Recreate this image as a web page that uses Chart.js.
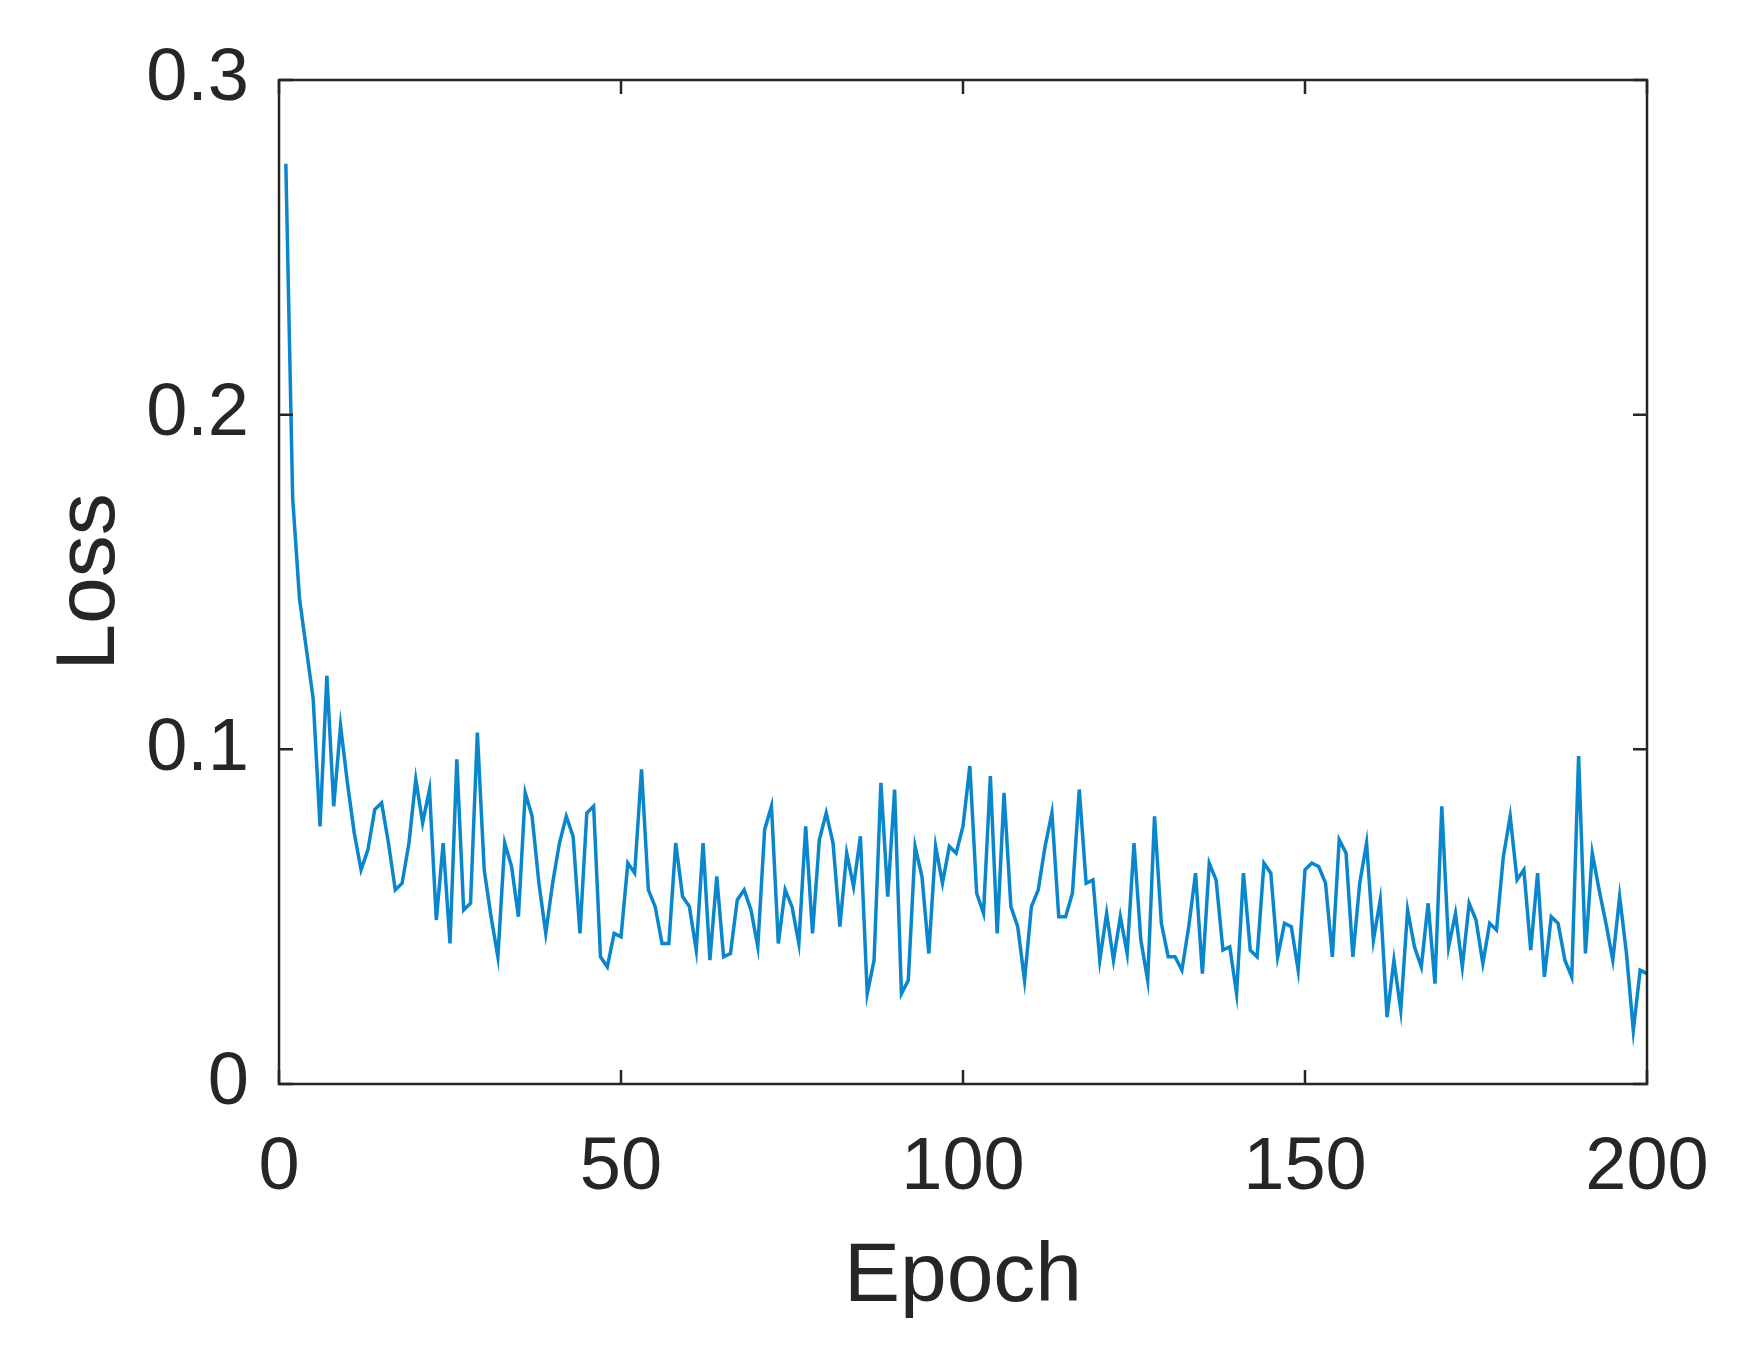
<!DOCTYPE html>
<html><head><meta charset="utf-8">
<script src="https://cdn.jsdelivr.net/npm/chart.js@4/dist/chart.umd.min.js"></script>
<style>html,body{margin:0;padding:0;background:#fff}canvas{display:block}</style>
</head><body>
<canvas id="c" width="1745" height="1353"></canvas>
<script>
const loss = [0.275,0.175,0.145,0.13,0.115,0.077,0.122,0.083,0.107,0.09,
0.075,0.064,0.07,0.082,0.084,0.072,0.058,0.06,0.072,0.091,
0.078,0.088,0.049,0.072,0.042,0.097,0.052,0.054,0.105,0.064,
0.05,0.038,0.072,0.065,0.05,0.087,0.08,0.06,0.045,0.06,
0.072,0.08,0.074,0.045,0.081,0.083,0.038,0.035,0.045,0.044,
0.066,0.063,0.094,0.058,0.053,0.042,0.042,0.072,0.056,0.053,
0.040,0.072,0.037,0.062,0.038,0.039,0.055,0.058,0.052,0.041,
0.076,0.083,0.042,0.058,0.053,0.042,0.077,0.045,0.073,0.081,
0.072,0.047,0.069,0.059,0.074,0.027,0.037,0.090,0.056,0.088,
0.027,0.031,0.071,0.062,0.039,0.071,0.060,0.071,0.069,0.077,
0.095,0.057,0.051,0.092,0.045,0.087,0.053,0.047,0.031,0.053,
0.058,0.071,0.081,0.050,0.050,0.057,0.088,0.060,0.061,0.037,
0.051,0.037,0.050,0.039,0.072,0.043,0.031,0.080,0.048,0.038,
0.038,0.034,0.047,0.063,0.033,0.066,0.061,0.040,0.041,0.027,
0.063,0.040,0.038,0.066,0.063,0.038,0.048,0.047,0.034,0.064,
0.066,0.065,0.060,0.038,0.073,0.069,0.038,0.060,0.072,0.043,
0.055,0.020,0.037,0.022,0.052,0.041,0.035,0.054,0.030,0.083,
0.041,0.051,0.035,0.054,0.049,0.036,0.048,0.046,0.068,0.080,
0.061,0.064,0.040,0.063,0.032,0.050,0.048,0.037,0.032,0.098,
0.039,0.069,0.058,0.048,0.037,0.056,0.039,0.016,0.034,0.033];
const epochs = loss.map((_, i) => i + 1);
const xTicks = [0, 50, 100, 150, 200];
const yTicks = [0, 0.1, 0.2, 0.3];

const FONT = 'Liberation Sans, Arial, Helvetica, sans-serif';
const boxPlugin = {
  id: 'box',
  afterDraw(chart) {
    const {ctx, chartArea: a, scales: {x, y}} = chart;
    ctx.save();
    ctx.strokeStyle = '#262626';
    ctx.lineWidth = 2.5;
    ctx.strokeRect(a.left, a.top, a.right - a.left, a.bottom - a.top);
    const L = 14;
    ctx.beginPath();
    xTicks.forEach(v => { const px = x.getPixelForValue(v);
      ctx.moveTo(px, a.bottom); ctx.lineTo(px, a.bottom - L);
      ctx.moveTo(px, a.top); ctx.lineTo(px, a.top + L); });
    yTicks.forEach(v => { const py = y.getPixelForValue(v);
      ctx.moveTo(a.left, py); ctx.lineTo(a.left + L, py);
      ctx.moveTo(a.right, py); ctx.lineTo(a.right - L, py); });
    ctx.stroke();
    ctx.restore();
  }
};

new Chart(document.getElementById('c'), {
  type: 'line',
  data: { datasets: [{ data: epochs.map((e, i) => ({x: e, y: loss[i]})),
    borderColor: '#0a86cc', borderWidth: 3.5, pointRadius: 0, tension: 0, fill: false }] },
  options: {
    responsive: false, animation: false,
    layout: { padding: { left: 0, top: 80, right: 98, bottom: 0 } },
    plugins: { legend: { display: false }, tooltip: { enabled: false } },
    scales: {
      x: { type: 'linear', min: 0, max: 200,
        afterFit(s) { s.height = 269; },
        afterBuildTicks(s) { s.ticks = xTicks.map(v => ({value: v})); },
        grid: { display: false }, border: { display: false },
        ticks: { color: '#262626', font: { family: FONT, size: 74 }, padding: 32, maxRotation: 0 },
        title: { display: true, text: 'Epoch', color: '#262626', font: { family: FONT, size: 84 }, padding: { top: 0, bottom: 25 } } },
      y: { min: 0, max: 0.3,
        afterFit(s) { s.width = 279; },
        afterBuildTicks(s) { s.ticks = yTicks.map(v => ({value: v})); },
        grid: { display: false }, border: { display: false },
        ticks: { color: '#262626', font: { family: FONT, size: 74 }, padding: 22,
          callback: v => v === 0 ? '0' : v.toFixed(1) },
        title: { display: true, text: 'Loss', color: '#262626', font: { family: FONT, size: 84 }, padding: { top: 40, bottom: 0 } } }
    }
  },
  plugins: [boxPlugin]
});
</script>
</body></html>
§ §
Requirements => Transcribe the whole listing exactly. Pictures stay out of your copy.

Reply to the task =>
Recreate this image as a web page that uses Chart.js.
<!DOCTYPE html>
<html><head><meta charset="utf-8">
<script src="https://cdn.jsdelivr.net/npm/chart.js@4/dist/chart.umd.min.js"></script>
<style>html,body{margin:0;padding:0;background:#fff}canvas{display:block}</style>
</head><body>
<canvas id="c" width="1745" height="1353"></canvas>
<script>
const loss = [0.275,0.175,0.145,0.13,0.115,0.077,0.122,0.083,0.107,0.09,
0.075,0.064,0.07,0.082,0.084,0.072,0.058,0.06,0.072,0.091,
0.078,0.088,0.049,0.072,0.042,0.097,0.052,0.054,0.105,0.064,
0.05,0.038,0.072,0.065,0.05,0.087,0.08,0.06,0.045,0.06,
0.072,0.08,0.074,0.045,0.081,0.083,0.038,0.035,0.045,0.044,
0.066,0.063,0.094,0.058,0.053,0.042,0.042,0.072,0.056,0.053,
0.040,0.072,0.037,0.062,0.038,0.039,0.055,0.058,0.052,0.041,
0.076,0.083,0.042,0.058,0.053,0.042,0.077,0.045,0.073,0.081,
0.072,0.047,0.069,0.059,0.074,0.027,0.037,0.090,0.056,0.088,
0.027,0.031,0.071,0.062,0.039,0.071,0.060,0.071,0.069,0.077,
0.095,0.057,0.051,0.092,0.045,0.087,0.053,0.047,0.031,0.053,
0.058,0.071,0.081,0.050,0.050,0.057,0.088,0.060,0.061,0.037,
0.051,0.037,0.050,0.039,0.072,0.043,0.031,0.080,0.048,0.038,
0.038,0.034,0.047,0.063,0.033,0.066,0.061,0.040,0.041,0.027,
0.063,0.040,0.038,0.066,0.063,0.038,0.048,0.047,0.034,0.064,
0.066,0.065,0.060,0.038,0.073,0.069,0.038,0.060,0.072,0.043,
0.055,0.020,0.037,0.022,0.052,0.041,0.035,0.054,0.030,0.083,
0.041,0.051,0.035,0.054,0.049,0.036,0.048,0.046,0.068,0.080,
0.061,0.064,0.040,0.063,0.032,0.050,0.048,0.037,0.032,0.098,
0.039,0.069,0.058,0.048,0.037,0.056,0.039,0.016,0.034,0.033];
const epochs = loss.map((_, i) => i + 1);
const xTicks = [0, 50, 100, 150, 200];
const yTicks = [0, 0.1, 0.2, 0.3];

const FONT = 'Liberation Sans, Arial, Helvetica, sans-serif';
const boxPlugin = {
  id: 'box',
  afterDraw(chart) {
    const {ctx, chartArea: a, scales: {x, y}} = chart;
    ctx.save();
    ctx.strokeStyle = '#262626';
    ctx.lineWidth = 2.5;
    ctx.strokeRect(a.left, a.top, a.right - a.left, a.bottom - a.top);
    const L = 14;
    ctx.beginPath();
    xTicks.forEach(v => { const px = x.getPixelForValue(v);
      ctx.moveTo(px, a.bottom); ctx.lineTo(px, a.bottom - L);
      ctx.moveTo(px, a.top); ctx.lineTo(px, a.top + L); });
    yTicks.forEach(v => { const py = y.getPixelForValue(v);
      ctx.moveTo(a.left, py); ctx.lineTo(a.left + L, py);
      ctx.moveTo(a.right, py); ctx.lineTo(a.right - L, py); });
    ctx.stroke();
    ctx.restore();
  }
};

new Chart(document.getElementById('c'), {
  type: 'line',
  data: { datasets: [{ data: epochs.map((e, i) => ({x: e, y: loss[i]})),
    borderColor: '#0a86cc', borderWidth: 3.5, pointRadius: 0, tension: 0, fill: false }] },
  options: {
    responsive: false, animation: false,
    layout: { padding: { left: 0, top: 80, right: 98, bottom: 0 } },
    plugins: { legend: { display: false }, tooltip: { enabled: false } },
    scales: {
      x: { type: 'linear', min: 0, max: 200,
        afterFit(s) { s.height = 269; },
        afterBuildTicks(s) { s.ticks = xTicks.map(v => ({value: v})); },
        grid: { display: false }, border: { display: false },
        ticks: { color: '#262626', font: { family: FONT, size: 74 }, padding: 32, maxRotation: 0 },
        title: { display: true, text: 'Epoch', color: '#262626', font: { family: FONT, size: 84 }, padding: { top: 0, bottom: 25 } } },
      y: { min: 0, max: 0.3,
        afterFit(s) { s.width = 279; },
        afterBuildTicks(s) { s.ticks = yTicks.map(v => ({value: v})); },
        grid: { display: false }, border: { display: false },
        ticks: { color: '#262626', font: { family: FONT, size: 74 }, padding: 22,
          callback: v => v === 0 ? '0' : v.toFixed(1) },
        title: { display: true, text: 'Loss', color: '#262626', font: { family: FONT, size: 84 }, padding: { top: 40, bottom: 0 } } }
    }
  },
  plugins: [boxPlugin]
});
</script>
</body></html>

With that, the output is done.